◆ INFORMATION SHOWN ◆
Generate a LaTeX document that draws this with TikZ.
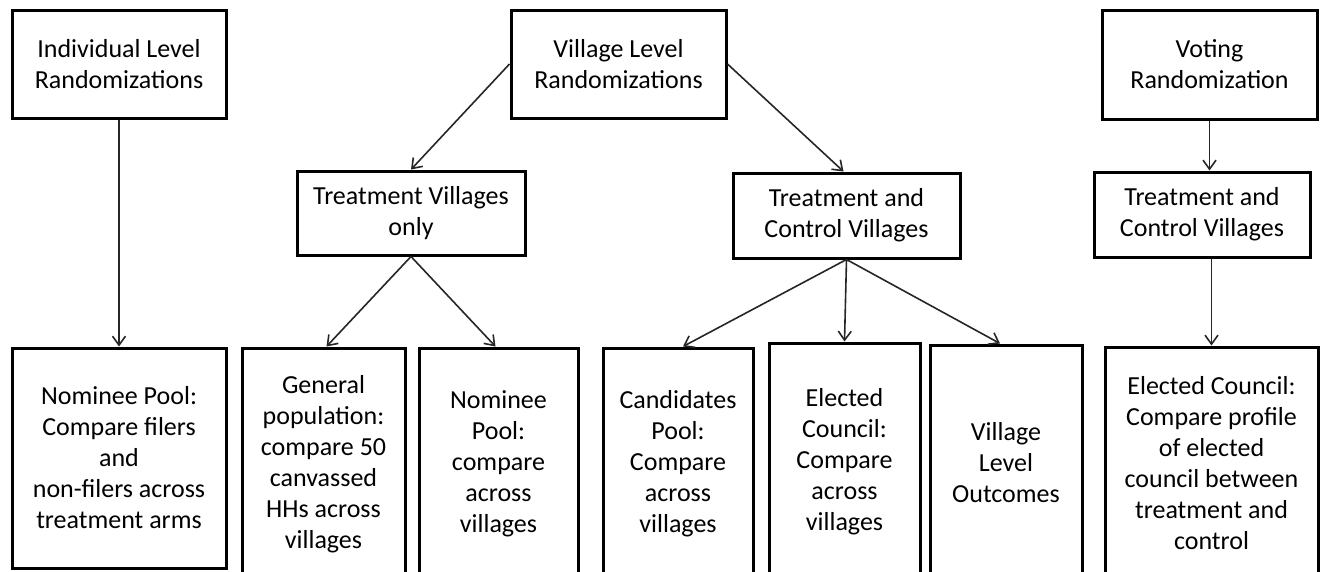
\documentclass[tikz,border=0pt]{standalone}
\usepackage{fontspec}
\setmainfont{Carlito}
\usetikzlibrary{arrows.meta}
\begin{document}
\begin{tikzpicture}[x=1pt,y=-1pt,
  box/.style={draw=black,line width=3pt,align=center,inner sep=0pt,fill=white,
    font=\fontsize{26}{31}\selectfont},
  arr/.style={draw=black!85,line width=1.6pt,
    -{Straight Barb[length=9pt,width=13pt,line width=1.6pt]}}]
\useasboundingbox (0,0) rectangle (1320,571);
% top row
\node[box,minimum width=214,minimum height=108] (ind) at (119,64) {Individual Level\\Randomizations};
\node[box,minimum width=215,minimum height=108] (vil) at (618.5,64) {Village Level\\Randomizations};
\node[box,minimum width=215,minimum height=109] (vot) at (1209.5,64.5) {Voting\\Randomization};
% middle row
\node[box,minimum width=228,minimum height=84] (tvo) at (411,213) {Treatment Villages\\only};
\node[box,minimum width=227,minimum height=85] (tcv) at (846.5,215.5) {Treatment and\\Control Villages};
\node[box,minimum width=216,minimum height=85] (vtcv) at (1202,214.5) {Treatment and\\Control Villages};
% bottom row
\node[box,minimum width=214,minimum height=220] (nomind) at (119,458) {Nominee Pool:\\Compare filers\\and\\non-filers across\\treatment arms};
\node[box,minimum width=163,minimum height=232] (genpop) at (323.5,464) {General\\population:\\compare 50\\canvassed\\HHs across\\villages};
\node[box,minimum width=159,minimum height=232] (nompool) at (498.5,464) {Nominee\\Pool:\\compare\\across\\villages};
\node[box,minimum width=150,minimum height=232] (cand) at (678,464) {Candidates\\Pool:\\Compare\\across\\villages};
\node[box,minimum width=151,minimum height=237] (elec) at (844.5,461.5) {Elected\\Council:\\Compare\\across\\villages};
\node[box,minimum width=152,minimum height=235] (vlo) at (1006,462.5) {Village\\Level\\Outcomes};
\node[box,minimum width=213,minimum height=233] (ecc) at (1211.5,463.5) {Elected Council:\\Compare profile\\of elected\\council between\\treatment and\\control};
% connectors
\draw[arr] (ind.south) -- (nomind.north);
\draw[arr] (vil.west) -- (tvo.north);
\draw[arr] (vil.east) -- ([xshift=-3]tcv.north);
\draw[arr] (vot.south) -- (vot.south |- vtcv.north);
\draw[arr] (tvo.south) -- ([xshift=3]genpop.north);
\draw[arr] (tvo.south) -- ([xshift=-3]nompool.north);
\draw[arr] (tcv.south) -- ([xshift=5]cand.north);
\draw[arr] (tcv.south) -- (elec.north);
\draw[arr] (tcv.south) -- ([xshift=-6]vlo.north);
\draw[arr] (ecc.north |- vtcv.south) -- (ecc.north);
\end{tikzpicture}
\end{document}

◆ THE PROBLEM ◆
All of the lines above should be printed exactly, minus the pictures.

◆ WORKED ANSWER ◆
Generate a LaTeX document that draws this with TikZ.
\documentclass[tikz,border=0pt]{standalone}
\usepackage{fontspec}
\setmainfont{Carlito}
\usetikzlibrary{arrows.meta}
\begin{document}
\begin{tikzpicture}[x=1pt,y=-1pt,
  box/.style={draw=black,line width=3pt,align=center,inner sep=0pt,fill=white,
    font=\fontsize{26}{31}\selectfont},
  arr/.style={draw=black!85,line width=1.6pt,
    -{Straight Barb[length=9pt,width=13pt,line width=1.6pt]}}]
\useasboundingbox (0,0) rectangle (1320,571);
% top row
\node[box,minimum width=214,minimum height=108] (ind) at (119,64) {Individual Level\\Randomizations};
\node[box,minimum width=215,minimum height=108] (vil) at (618.5,64) {Village Level\\Randomizations};
\node[box,minimum width=215,minimum height=109] (vot) at (1209.5,64.5) {Voting\\Randomization};
% middle row
\node[box,minimum width=228,minimum height=84] (tvo) at (411,213) {Treatment Villages\\only};
\node[box,minimum width=227,minimum height=85] (tcv) at (846.5,215.5) {Treatment and\\Control Villages};
\node[box,minimum width=216,minimum height=85] (vtcv) at (1202,214.5) {Treatment and\\Control Villages};
% bottom row
\node[box,minimum width=214,minimum height=220] (nomind) at (119,458) {Nominee Pool:\\Compare filers\\and\\non-filers across\\treatment arms};
\node[box,minimum width=163,minimum height=232] (genpop) at (323.5,464) {General\\population:\\compare 50\\canvassed\\HHs across\\villages};
\node[box,minimum width=159,minimum height=232] (nompool) at (498.5,464) {Nominee\\Pool:\\compare\\across\\villages};
\node[box,minimum width=150,minimum height=232] (cand) at (678,464) {Candidates\\Pool:\\Compare\\across\\villages};
\node[box,minimum width=151,minimum height=237] (elec) at (844.5,461.5) {Elected\\Council:\\Compare\\across\\villages};
\node[box,minimum width=152,minimum height=235] (vlo) at (1006,462.5) {Village\\Level\\Outcomes};
\node[box,minimum width=213,minimum height=233] (ecc) at (1211.5,463.5) {Elected Council:\\Compare profile\\of elected\\council between\\treatment and\\control};
% connectors
\draw[arr] (ind.south) -- (nomind.north);
\draw[arr] (vil.west) -- (tvo.north);
\draw[arr] (vil.east) -- ([xshift=-3]tcv.north);
\draw[arr] (vot.south) -- (vot.south |- vtcv.north);
\draw[arr] (tvo.south) -- ([xshift=3]genpop.north);
\draw[arr] (tvo.south) -- ([xshift=-3]nompool.north);
\draw[arr] (tcv.south) -- ([xshift=5]cand.north);
\draw[arr] (tcv.south) -- (elec.north);
\draw[arr] (tcv.south) -- ([xshift=-6]vlo.north);
\draw[arr] (ecc.north |- vtcv.south) -- (ecc.north);
\end{tikzpicture}
\end{document}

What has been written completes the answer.